Failover Handling

The SDK supports either fully transparent or automatic failover in a number of situations.

  • Cluster failovers – the URIs used to connect to a back-end component can include a list of cluster manager specifications. The SDK maintains connections to these transparently. So, if any one manager in the cluster goes down, the SDK tries to reconnect to another instance. The SDK returns an error only if connections to all known instances fail. If working in callback or select access modes, you can configure the SDK with an additional level of tolerance for loss of connectivity. In this case, the SDK does not disconnect an EspServer instance even if all known manager instances are down. Instead, it generates an ESP_SERVER_EVENT_STALE event. If it manages to reconnect after a (configurable) number of attempts, it generates an ESP_SERVER_EVENT_UPTODATE. Otherwise, it disconnects and generates an ESP_SERVER_EVENT_DISCONNECTED event.
  • Project failovers – an Event Stream Processor cluster allows a project to be deployed with failover. Based on the configuration settings, a cluster restarts a project if it detects that it has exited (however, projects are not restarted if they are explicitly closed by the user). To support this, you can have EspProject instances monitor the cluster for project restarts and then reconnect. This works only in callback or select modes. An ESP_PROJECT_EVENT_STALE event is generated when the SDK detects that the project has gone down. If it is able to reconnect, it generates an ESP_PROJECT_EVENT_UPTODATE event. Otherwise, it generates an ESP_PROJECT_EVENT_DISCONNECTED event.
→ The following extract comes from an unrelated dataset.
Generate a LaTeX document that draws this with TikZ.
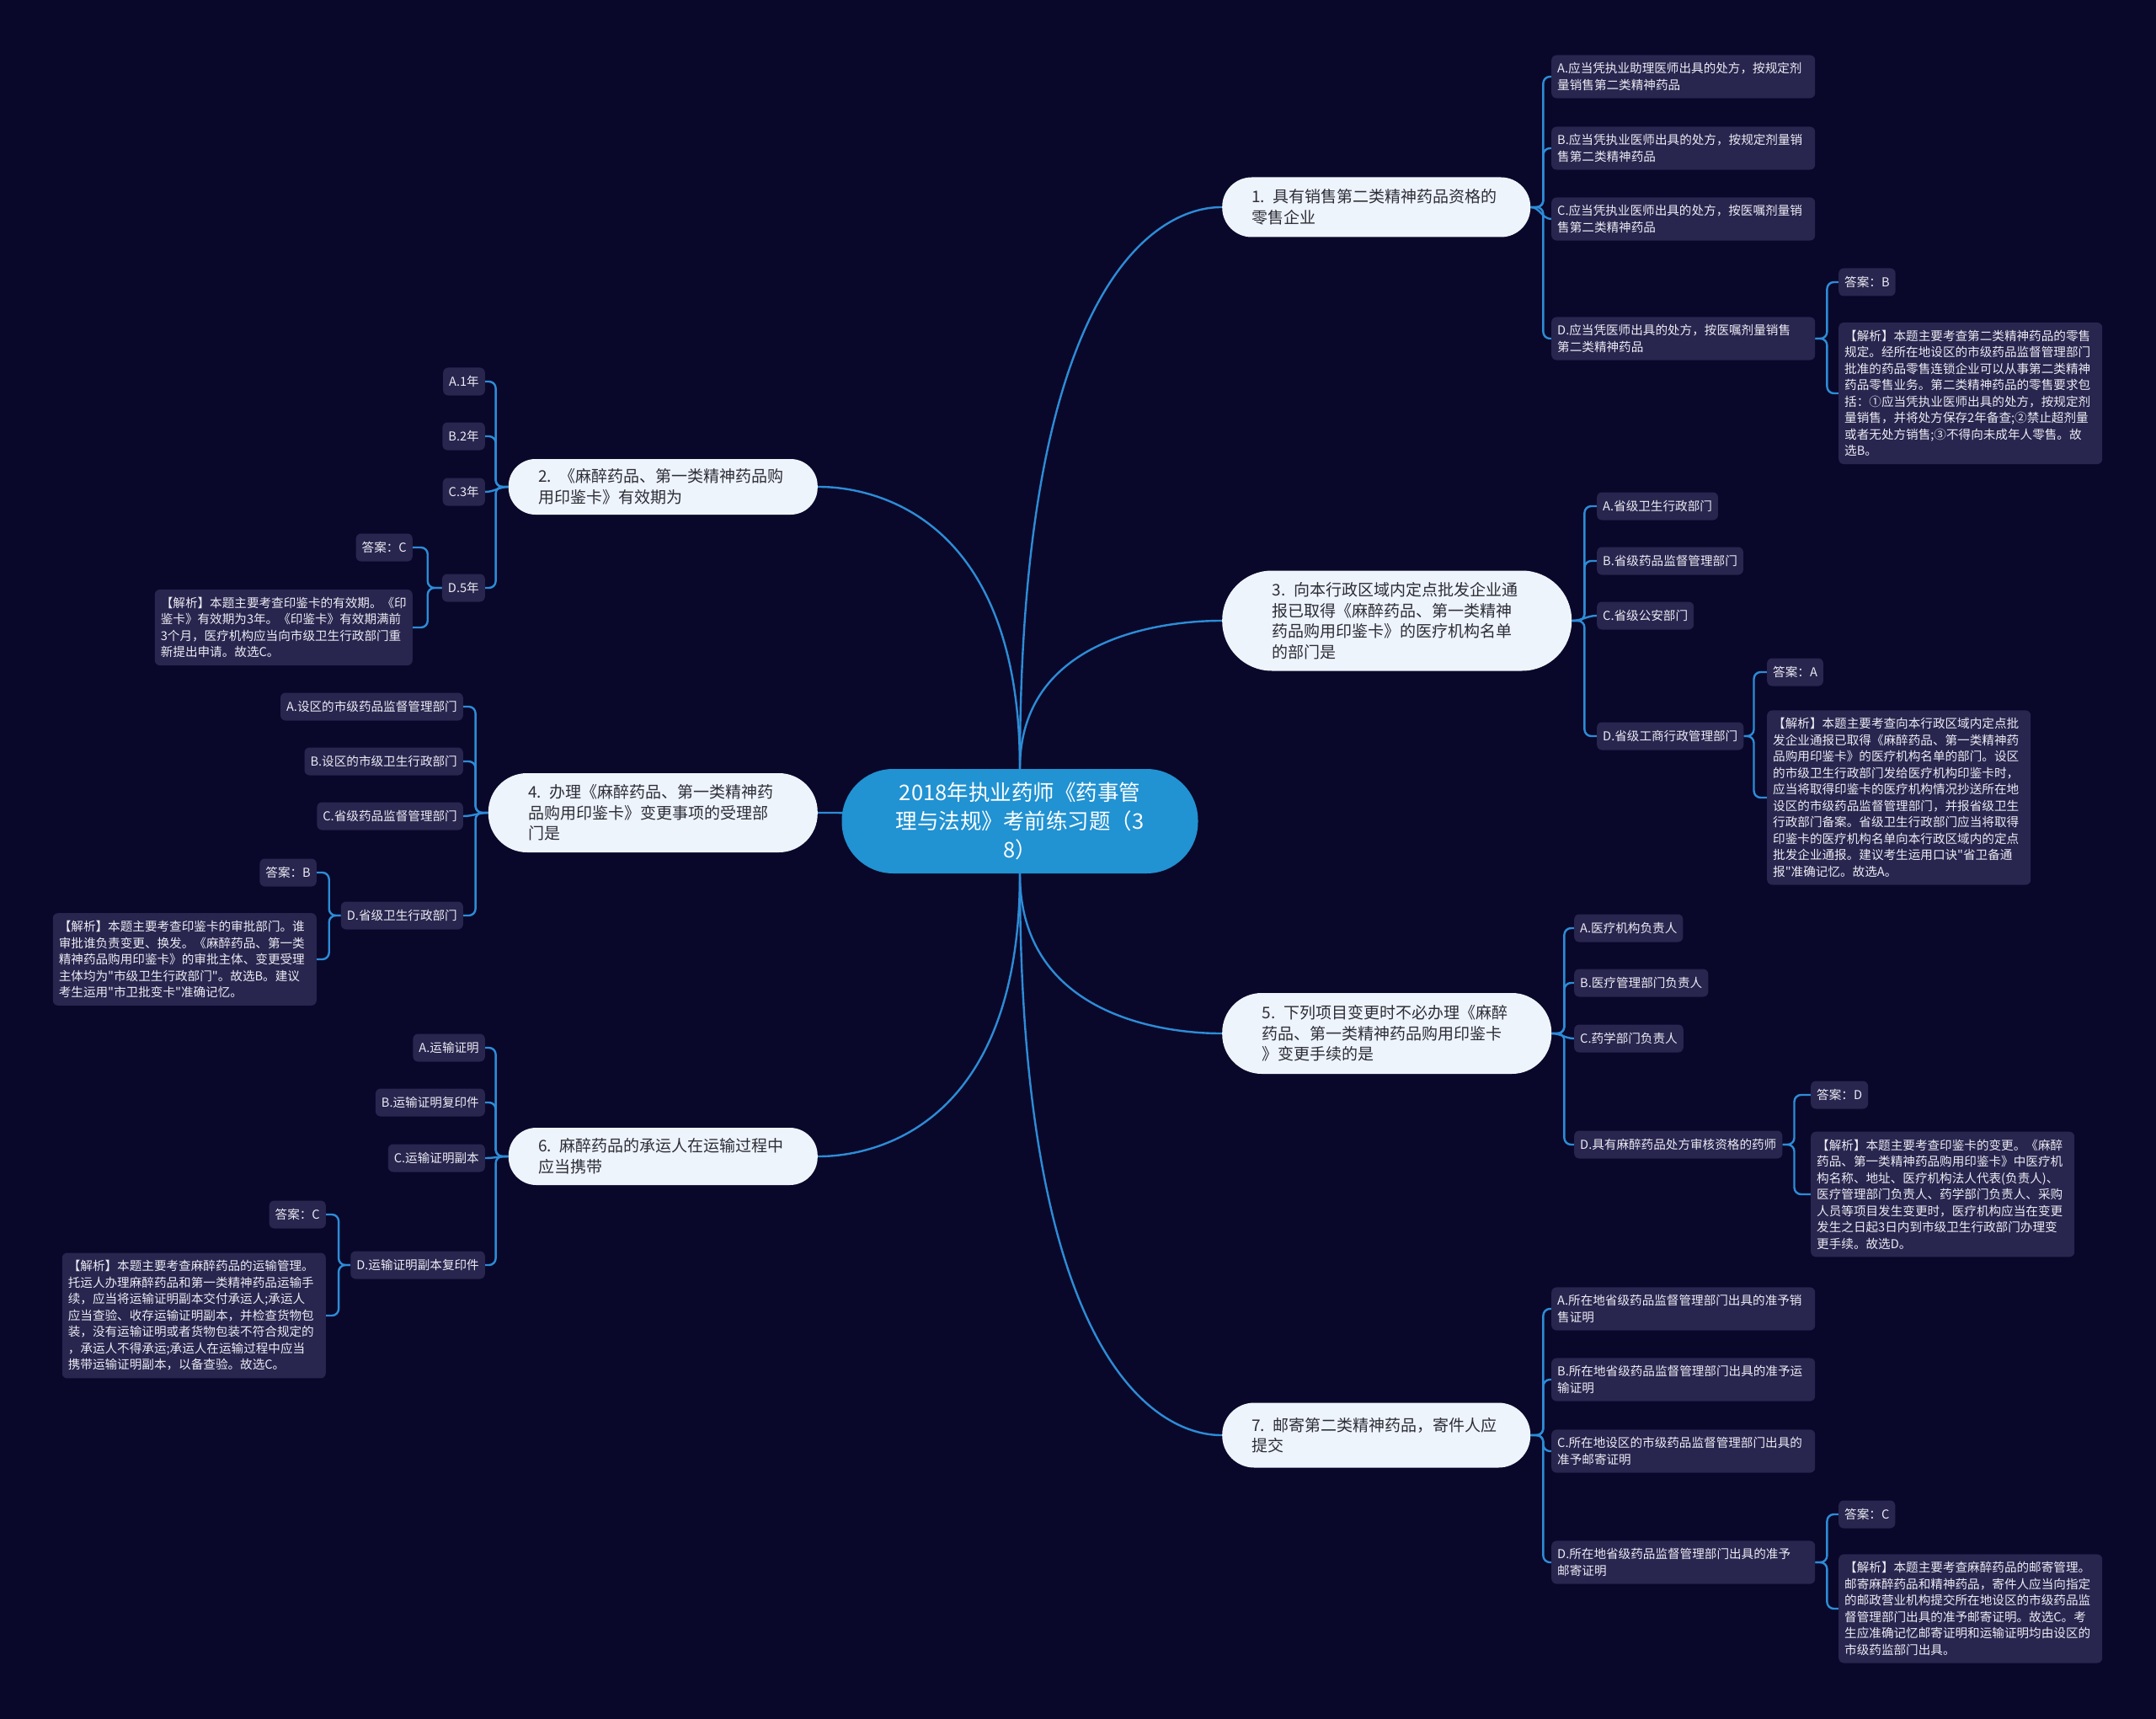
\documentclass[tikz,border=0pt]{standalone}
\usepackage{fontspec}
\setmainfont{Noto Sans CJK SC}[Ligatures=TeXOff]
\definecolor{bgnavy}{RGB}{10,8,42}
\definecolor{rootblue}{RGB}{33,146,210}
\definecolor{topicfill}{RGB}{238,244,252}
\definecolor{topicgray}{RGB}{45,45,55}
\definecolor{optfill}{RGB}{40,37,78}
\definecolor{opttext}{RGB}{236,236,244}
\definecolor{linkblue}{RGB}{45,140,215}
\pgfdeclarelayer{back}
\pgfsetlayers{back,main}

\begin{document}
\begin{tikzpicture}[
  x=1pt,y=-1pt,
  root/.style={fill=rootblue,text=white,align=center,minimum width=423pt,minimum height=124pt,rounded corners=61pt,font=\fontsize{25.5}{34}\selectfont},
  topic/.style={fill=topicfill,text=topicgray,align=left,text width=296pt,inner ysep=0pt,font=\fontsize{19}{24.5}\selectfont},
  opt/.style={fill=optfill,text=opttext,align=left,rounded corners=6pt,inner xsep=7pt,inner ysep=9pt,minimum height=33pt,font=\fontsize{14.6}{19.5}\selectfont},
  optwide/.style={opt,text width=299pt},
  link/.style={draw=linkblue,line width=2.4pt},
  elbow/.style={link,rounded corners=8pt}
]
  \begin{pgfonlayer}{back}
    \fill[bgnavy] (0,0) rectangle (2560,2041);
  \end{pgfonlayer}
  \useasboundingbox (0,0) rectangle (2560,2041);

  \node[root] (root) at (1211,975) {2018年执业药师《药事管\\理与法规》考前练习题（3\\8）};

  \node[topic,anchor=west,inner xsep=35pt,minimum height=71pt,rounded corners=35pt] (q1) at (1451,246) {1. 具有销售第二类精神药品资格的\\零售企业};
  \node[topic,anchor=west,inner xsep=59.5pt,minimum height=119pt,rounded corners=59pt] (q3) at (1451,737) {3. 向本行政区域内定点批发企业通\\报已取得《麻醉药品、第一类精神\\药品购用印鉴卡》的医疗机构名单\\的部门是};
  \node[topic,anchor=west,inner xsep=47.5pt,minimum height=96pt,rounded corners=47pt] (q5) at (1451,1227) {5. 下列项目变更时不必办理《麻醉\\药品、第一类精神药品购用印鉴卡\\》变更手续的是};
  \node[topic,anchor=west,inner xsep=35pt,minimum height=77pt,rounded corners=38pt] (q7) at (1451,1704) {7. 邮寄第二类精神药品，寄件人应\\提交};
  \node[topic,anchor=east,inner xsep=35.5pt,minimum height=66pt,rounded corners=32pt] (q2) at (971,578) {2. 《麻醉药品、第一类精神药品购\\用印鉴卡》有效期为};
  \node[topic,anchor=east,inner xsep=47.5pt,minimum height=94pt,rounded corners=46pt] (q4) at (971,965) {4. 办理《麻醉药品、第一类精神药\\品购用印鉴卡》变更事项的受理部\\门是};
  \node[topic,anchor=east,inner xsep=35.5pt,minimum height=68pt,rounded corners=33pt] (q6) at (971,1373) {6. 麻醉药品的承运人在运输过程中\\应当携带};

  \node[optwide,anchor=west] (q1a) at (1842,91) {A.应当凭执业助理医师出具的处方，按规定剂\\量销售第二类精神药品};
  \node[optwide,anchor=west] (q1b) at (1842,176) {B.应当凭执业医师出具的处方，按规定剂量销\\售第二类精神药品};
  \node[optwide,anchor=west] (q1c) at (1842,260) {C.应当凭执业医师出具的处方，按医嘱剂量销\\售第二类精神药品};
  \node[optwide,anchor=west] (q1d) at (1842,402) {D.应当凭医师出具的处方，按医嘱剂量销售\\第二类精神药品};
  \node[opt,anchor=west] (q1ans) at (2183,335) {答案：B};
  \node[optwide,anchor=west] (q1exp) at (2183,467) {【解析】本题主要考查第二类精神药品的零售\\规定。经所在地设区的市级药品监督管理部门\\批准的药品零售连锁企业可以从事第二类精神\\药品零售业务。第二类精神药品的零售要求包\\括：①应当凭执业医师出具的处方，按规定剂\\量销售，并将处方保存2年备查;②禁止超剂量\\或者无处方销售;③不得向未成年人零售。故\\选B。};

  \node[opt,anchor=west] (q3a) at (1896,601) {A.省级卫生行政部门};
  \node[opt,anchor=west] (q3b) at (1896,666) {B.省级药品监督管理部门};
  \node[opt,anchor=west] (q3c) at (1896,731) {C.省级公安部门};
  \node[opt,anchor=west] (q3d) at (1896,874) {D.省级工商行政管理部门};
  \node[opt,anchor=west] (q3ans) at (2098,798) {答案：A};
  \node[optwide,anchor=west] (q3exp) at (2098,947) {【解析】本题主要考查向本行政区域内定点批\\发企业通报已取得《麻醉药品、第一类精神药\\品购用印鉴卡》的医疗机构名单的部门。设区\\的市级卫生行政部门发给医疗机构印鉴卡时，\\应当将取得印鉴卡的医疗机构情况抄送所在地\\设区的市级药品监督管理部门，并报省级卫生\\行政部门备案。省级卫生行政部门应当将取得\\印鉴卡的医疗机构名单向本行政区域内的定点\\批发企业通报。建议考生运用口诀"省卫备通\\报"准确记忆。故选A。};

  \node[opt,anchor=west] (q5a) at (1869,1102) {A.医疗机构负责人};
  \node[opt,anchor=west] (q5b) at (1869,1167) {B.医疗管理部门负责人};
  \node[opt,anchor=west] (q5c) at (1869,1233) {C.药学部门负责人};
  \node[opt,anchor=west] (q5d) at (1869,1359) {D.具有麻醉药品处方审核资格的药师};
  \node[opt,anchor=west] (q5ans) at (2150,1300) {答案：D};
  \node[optwide,anchor=west] (q5exp) at (2150,1418) {【解析】本题主要考查印鉴卡的变更。《麻醉\\药品、第一类精神药品购用印鉴卡》中医疗机\\构名称、地址、医疗机构法人代表(负责人)、\\医疗管理部门负责人、药学部门负责人、采购\\人员等项目发生变更时，医疗机构应当在变更\\发生之日起3日内到市级卫生行政部门办理变\\更手续。故选D。};

  \node[optwide,anchor=west] (q7a) at (1842,1554) {A.所在地省级药品监督管理部门出具的准予销\\售证明};
  \node[optwide,anchor=west] (q7b) at (1842,1638) {B.所在地省级药品监督管理部门出具的准予运\\输证明};
  \node[optwide,anchor=west] (q7c) at (1842,1723) {C.所在地设区的市级药品监督管理部门出具的\\准予邮寄证明};
  \node[optwide,anchor=west] (q7d) at (1842,1855) {D.所在地省级药品监督管理部门出具的准予\\邮寄证明};
  \node[opt,anchor=west] (q7ans) at (2183,1798) {答案：C};
  \node[optwide,anchor=west] (q7exp) at (2183,1910) {【解析】本题主要考查麻醉药品的邮寄管理。\\邮寄麻醉药品和精神药品，寄件人应当向指定\\的邮政营业机构提交所在地设区的市级药品监\\督管理部门出具的准予邮寄证明。故选C。考\\生应准确记忆邮寄证明和运输证明均由设区的\\市级药监部门出具。};

  \node[opt,anchor=east] (q2a) at (576,453) {A.1年};
  \node[opt,anchor=east] (q2b) at (576,518) {B.2年};
  \node[opt,anchor=east] (q2c) at (576,584) {C.3年};
  \node[opt,anchor=east] (q2d) at (576,698) {D.5年};
  \node[opt,anchor=east] (q2ans) at (490,650) {答案：C};
  \node[opt,anchor=east,text width=292pt] (q2exp) at (490,745) {【解析】本题主要考查印鉴卡的有效期。《印\\鉴卡》有效期为3年。《印鉴卡》有效期满前\\3个月，医疗机构应当向市级卫生行政部门重\\新提出申请。故选C。};

  \node[opt,anchor=east] (q4a) at (550,839) {A.设区的市级药品监督管理部门};
  \node[opt,anchor=east] (q4b) at (550,904) {B.设区的市级卫生行政部门};
  \node[opt,anchor=east] (q4c) at (550,969) {C.省级药品监督管理部门};
  \node[opt,anchor=east] (q4d) at (550,1087) {D.省级卫生行政部门};
  \node[opt,anchor=east] (q4ans) at (376,1036) {答案：B};
  \node[optwide,anchor=east] (q4exp) at (376,1139) {【解析】本题主要考查印鉴卡的审批部门。谁\\审批谁负责变更、换发。《麻醉药品、第一类\\精神药品购用印鉴卡》的审批主体、变更受理\\主体均为"市级卫生行政部门"。故选B。建议\\考生运用"市卫批变卡"准确记忆。};

  \node[opt,anchor=east] (q6a) at (576,1244) {A.运输证明};
  \node[opt,anchor=east] (q6b) at (576,1309) {B.运输证明复印件};
  \node[opt,anchor=east] (q6c) at (576,1375) {C.运输证明副本};
  \node[opt,anchor=east] (q6d) at (576,1502) {D.运输证明副本复印件};
  \node[opt,anchor=east] (q6ans) at (387,1442) {答案：C};
  \node[optwide,anchor=east] (q6exp) at (387,1562) {【解析】本题主要考查麻醉药品的运输管理。\\托运人办理麻醉药品和第一类精神药品运输手\\续，应当将运输证明副本交付承运人;承运人\\应当查验、收存运输证明副本，并检查货物包\\装，没有运输证明或者货物包装不符合规定的\\，承运人不得承运;承运人在运输过程中应当\\携带运输证明副本，以备查验。故选C。};

  \begin{pgfonlayer}{back}
    \draw[link] (root.north) .. controls (root.north |- q1.west) and +(-24,0) .. (q1.west);
    \draw[link] (root.north) .. controls (root.north |- q3.west) and +(-24,0) .. (q3.west);
    \draw[link] (root.south) .. controls (root.south |- q5.west) and +(-24,0) .. (q5.west);
    \draw[link] (root.south) .. controls (root.south |- q7.west) and +(-24,0) .. (q7.west);
    \draw[link] (root.north) .. controls (root.north |- q2.east) and +(24,0) .. (q2.east);
    \draw[link] (root.center) .. controls (root.center |- q4.east) and +(24,0) .. (q4.east);
    \draw[link] (root.south) .. controls (root.south |- q6.east) and +(24,0) .. (q6.east);

    \draw[elbow] (q1.east) -- ++(15,0) |- (q1a.west);
    \draw[elbow] (q1.east) -- ++(15,0) |- (q1b.west);
    \draw[link] (q1.east) to[out=0,in=180] (q1c.west);
    \draw[elbow] (q1.east) -- ++(15,0) |- (q1d.west);
    \draw[elbow] (q1d.east) -- ++(14,0) |- (q1ans.west);
    \draw[elbow] (q1d.east) -- ++(14,0) |- (q1exp.west);

    \draw[elbow] (q3.east) -- ++(15,0) |- (q3a.west);
    \draw[elbow] (q3.east) -- ++(15,0) |- (q3b.west);
    \draw[link] (q3.east) to[out=0,in=180] (q3c.west);
    \draw[elbow] (q3.east) -- ++(15,0) |- (q3d.west);
    \draw[elbow] (q3d.east) -- ++(12,0) |- (q3ans.west);
    \draw[elbow] (q3d.east) -- ++(12,0) |- (q3exp.west);

    \draw[elbow] (q5.east) -- ++(15,0) |- (q5a.west);
    \draw[elbow] (q5.east) -- ++(15,0) |- (q5b.west);
    \draw[link] (q5.east) to[out=0,in=180] (q5c.west);
    \draw[elbow] (q5.east) -- ++(15,0) |- (q5d.west);
    \draw[elbow] (q5d.east) -- ++(14,0) |- (q5ans.west);
    \draw[elbow] (q5d.east) -- ++(14,0) |- (q5exp.west);

    \draw[elbow] (q7.east) -- ++(15,0) |- (q7a.west);
    \draw[elbow] (q7.east) -- ++(15,0) |- (q7b.west);
    \draw[elbow] (q7.east) -- ++(15,0) |- (q7c.west);
    \draw[elbow] (q7.east) -- ++(15,0) |- (q7d.west);
    \draw[elbow] (q7d.east) -- ++(14,0) |- (q7ans.west);
    \draw[elbow] (q7d.east) -- ++(14,0) |- (q7exp.west);

    \draw[elbow] (q2.west) -- ++(-15,0) |- (q2a.east);
    \draw[elbow] (q2.west) -- ++(-15,0) |- (q2b.east);
    \draw[link] (q2.west) to[out=180,in=0] (q2c.east);
    \draw[elbow] (q2.west) -- ++(-15,0) |- (q2d.east);
    \draw[elbow] (q2d.west) -- ++(-17,0) |- (q2ans.east);
    \draw[elbow] (q2d.west) -- ++(-17,0) |- (q2exp.east);

    \draw[elbow] (q4.west) -- ++(-15,0) |- (q4a.east);
    \draw[elbow] (q4.west) -- ++(-15,0) |- (q4b.east);
    \draw[link] (q4.west) to[out=180,in=0] (q4c.east);
    \draw[elbow] (q4.west) -- ++(-15,0) |- (q4d.east);
    \draw[elbow] (q4d.west) -- ++(-14,0) |- (q4ans.east);
    \draw[elbow] (q4d.west) -- ++(-14,0) |- (q4exp.east);

    \draw[elbow] (q6.west) -- ++(-15,0) |- (q6a.east);
    \draw[elbow] (q6.west) -- ++(-15,0) |- (q6b.east);
    \draw[link] (q6.west) to[out=180,in=0] (q6c.east);
    \draw[elbow] (q6.west) -- ++(-15,0) |- (q6d.east);
    \draw[elbow] (q6d.west) -- ++(-14,0) |- (q6ans.east);
    \draw[elbow] (q6d.west) -- ++(-14,0) |- (q6exp.east);
  \end{pgfonlayer}
\end{tikzpicture}
\end{document}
  • Active-active deployments – you can deploy a project in active-active mode. In this mode, the cluster starts two instances of the project, a primary instance and a secondary instance. Any data published to the primary instance is automatically mirrored to the secondary instance. The SDK supports such active-active deployments. When connected to an active-active deployment, if the currently connected instance goes down, EspProject tries to reconnect to the alternate instance. Unlike failovers, this happens transparently. Therefore, if the reconnection is successful, there is no indication generated to the user. In addition to EspProject, there is support for this mode when publishing and subscribing. If subscribed to a project in an active-active deployment, the SDK does not disconnect the subscription if the instance goes down. Instead, it generates an ESP_SUBSCRIBER_EVENT_DATA_LOST event. It then tries to reconnect to the peer instance. If it is able to reconnect, the SDK resubscribes to the same streams. Subscription clients then receive an ESP_SUBSCRIBER_EVENT_SYNC_START event, followed by the data events, and finally an ESP_SUBSCRIBER_EVENT_SYNC_END event. Clients can use this sequence to maintain consistency with their view of the data if needed. Reconnection during publishing is also supported but only if publishing in synchronous mode. It is not possible for the SDK to guarantee data consistency otherwise. Reconnection during publishing happens transparently; there are no external user events generated.